Be My Valentine’s

Close your eyes,
Breathe me in,
The essence of a dream
And capture this moment divine.

Note: Caution – Might be offending to non-singles and singles alike. 

Whenever there’s a Day around the corner, everyone gets caught up in the hype. Valentine’s Day. Mother’s Day. Teacher’s Day. Let’s-Celebrate-Just-For the Sake of Celebrating Day.

It’s more like a Day To Charge Dumb Fools Exorbitant Prices On Chocolates, Flowers and Cutesy Shyt Day. I don’t really get why people actually need to buy flowers for girls. Sure, they’re pretty and all the first few days. But why pay a few hundred ringgit for that expensive rose bouquet if they’re gonna die in less than a week? You might as well spend that dough on taking your chick up to Cameron Highlands and letting her look at roses there instead. My colleague mentioned that her dad used to work at a flower nursery. “You won’t believe the amount of fertilizer they put on roses and stuff.” So you’re literally, paying to smell that shit.

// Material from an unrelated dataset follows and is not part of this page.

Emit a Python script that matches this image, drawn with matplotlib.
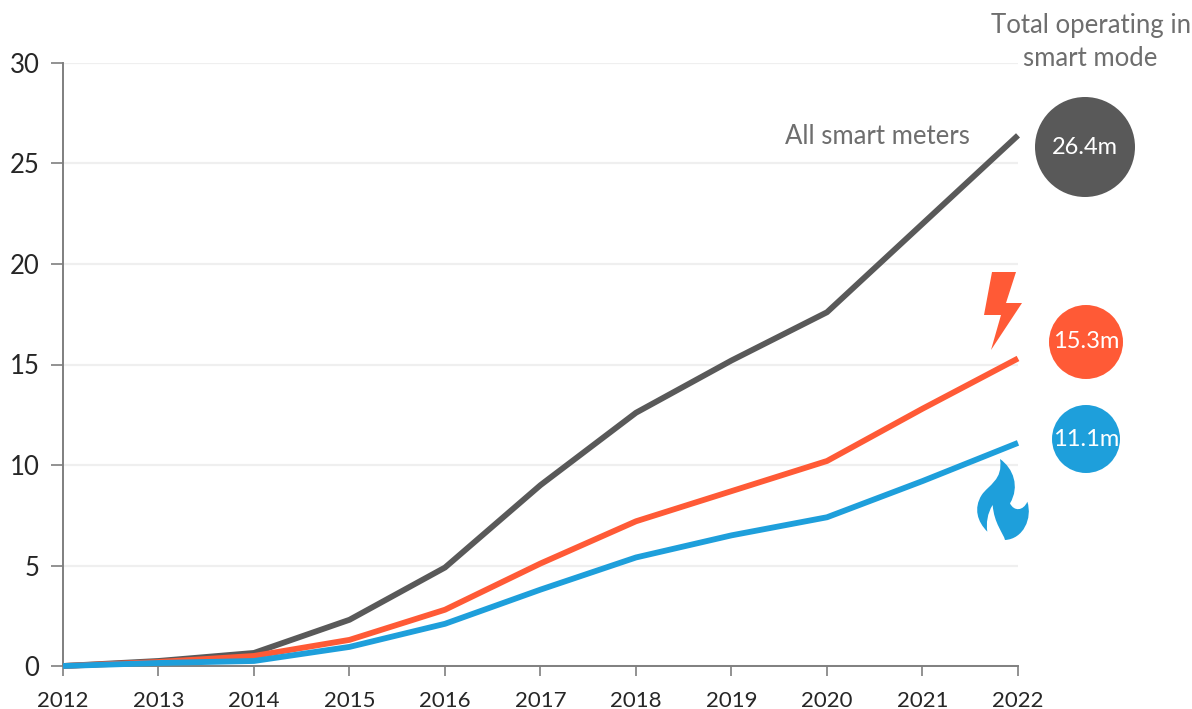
import matplotlib
matplotlib.use("Agg")
import matplotlib.pyplot as plt
from matplotlib.patches import Circle, Polygon, PathPatch
from matplotlib.path import Path

plt.rcParams['font.family'] = ['Lato', 'DejaVu Sans']

years = [2012, 2013, 2014, 2015, 2016, 2017, 2018, 2019, 2020, 2021, 2022]
all_meters = [0, 0.25, 0.65, 2.3, 4.9, 9.0, 12.6, 15.2, 17.6, 22.0, 26.4]
electricity = [0, 0.2, 0.5, 1.3, 2.8, 5.1, 7.2, 8.7, 10.2, 12.8, 15.3]
gas = [0, 0.15, 0.25, 0.95, 2.1, 3.8, 5.4, 6.5, 7.4, 9.2, 11.1]
y_ticks = [0, 5, 10, 15, 20, 25, 30]
totals = ["26.4m", "15.3m", "11.1m"]

GREY, ORANGE, BLUE = "#595959", "#FF5A36", "#1E9FDB"
W, H = 1192, 709
fig = plt.figure(figsize=(W / 100, H / 100), dpi=100)
ax = fig.add_axes([63 / W, 1 - 666 / H, (1018 - 63) / W, (666 - 63) / H])
ax.set_xlim(2012, 2022)
ax.set_ylim(0, 30)
for series, color in ((all_meters, GREY), (electricity, ORANGE), (gas, BLUE)):
    ax.plot(years, series, color=color, lw=4.2, solid_capstyle='butt', clip_on=False, zorder=3)

ax.set_xticks(years)
ax.set_yticks(y_ticks)
ax.grid(axis='y', color='#EFEFEF', lw=1.6)
ax.set_axisbelow(True)
for s in ('top', 'right'):
    ax.spines[s].set_visible(False)
for s in ('left', 'bottom'):
    ax.spines[s].set_color('#7F7F7F')
    ax.spines[s].set_linewidth(1.4)
ax.tick_params(axis='x', direction='out', length=7, width=1.2, color='#7F7F7F',
               labelsize=16, labelcolor='#262626', pad=11)
ax.tick_params(axis='y', direction='out', length=9, width=1.2, color='#7F7F7F',
               labelsize=18.5, labelcolor='#262626', pad=8)

ov = fig.add_axes([0, 0, 1, 1], zorder=5)
ov.set_xlim(0, W)
ov.set_ylim(H, 0)
ov.axis('off')
ov.patch.set_alpha(0)

for (cx, cy, r, c), t in zip([(1085, 147, 50, GREY), (1086, 342, 37, ORANGE), (1086, 439, 34, BLUE)], totals):
    ov.add_patch(Circle((cx, cy), r, fc=c, ec='none'))
    ov.text(cx, cy, t, color='white', fontsize=17, ha='center', va='center')

ov.text(877, 136, "All smart meters", color='#6E6E6E', fontsize=18.5, ha='center', va='center')
ov.text(1091, 25, "Total operating in", color='#6E6E6E', fontsize=18.5, ha='center', va='center')
ov.text(1090, 59, "smart mode", color='#6E6E6E', fontsize=18.5, ha='center', va='center')

ov.add_patch(Polygon([(992, 272), (1016, 272), (1006, 303), (1022, 303), (991, 350),
                      (1001, 315), (984, 315)], closed=True, fc=ORANGE, ec='none'))

def z(x, y):
    return (970 + x / 3, 455 + y / 3)

verts = [z(90, 12),
         z(130, 40), z(150, 95), z(120, 145),
         z(132, 170), z(160, 168), z(172, 140),
         z(188, 190), z(160, 252), z(105, 255),
         z(100, 235), z(72, 205), z(68, 150),
         z(52, 175), z(48, 205), z(52, 230),
         z(22, 200), z(10, 160), z(35, 120),
         z(55, 90), z(100, 75), z(90, 12)]
codes = [Path.MOVETO] + [Path.CURVE4] * 21
ov.add_patch(PathPatch(Path(verts, codes), fc=BLUE, ec='none'))

fig.savefig("out.png", dpi=100)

Valentine’s is also a day to drag your significant other to go watch some sappy chick flick and/or sobby tearjerker, before proceeding to candlelight dinner at some fancy Italian restaurant, where a glass of Sky Juice is $5.00. I bet there’s a whole nation of married men/boyfriends out there weeping over their bleeding wallets today.

What I’m trying to say is, while Valentine’s used to be a day of showing love to your significant other, it’s becoming too commercialized these days. If you really love each other, everyday is gonna be Valentine’s. Don’t just show your love or go the extra mile on that day itself. Surprise your guy with his favourite meal when he comes back from work. Make him a bento or something. Stick cutesy shyt on his car dashboard.  Make him an ugleh card to laugh at. Randomly kiss his forehead. Doesn’t have to be on Valentine’s.

Now my perfect Valentine’s would be staying in on a cold rainy night with significant other, snuggly blankets, hot Milo, a good book and zombie movie reruns. Or maybe reading 9gag together. (Yes, all potential future boyfriends need to fulfill two criteria: – He needs to know more memes than I do + He needs to like zombie movies.) Les Simples. I’m easily happy. No, I don’t need that 18k diamond ring. If he’d get me that black beanie though I’d be happy nah jus joking.

No flowers please.

I wouldn’t pass on the chocolate though, so get me a load of those.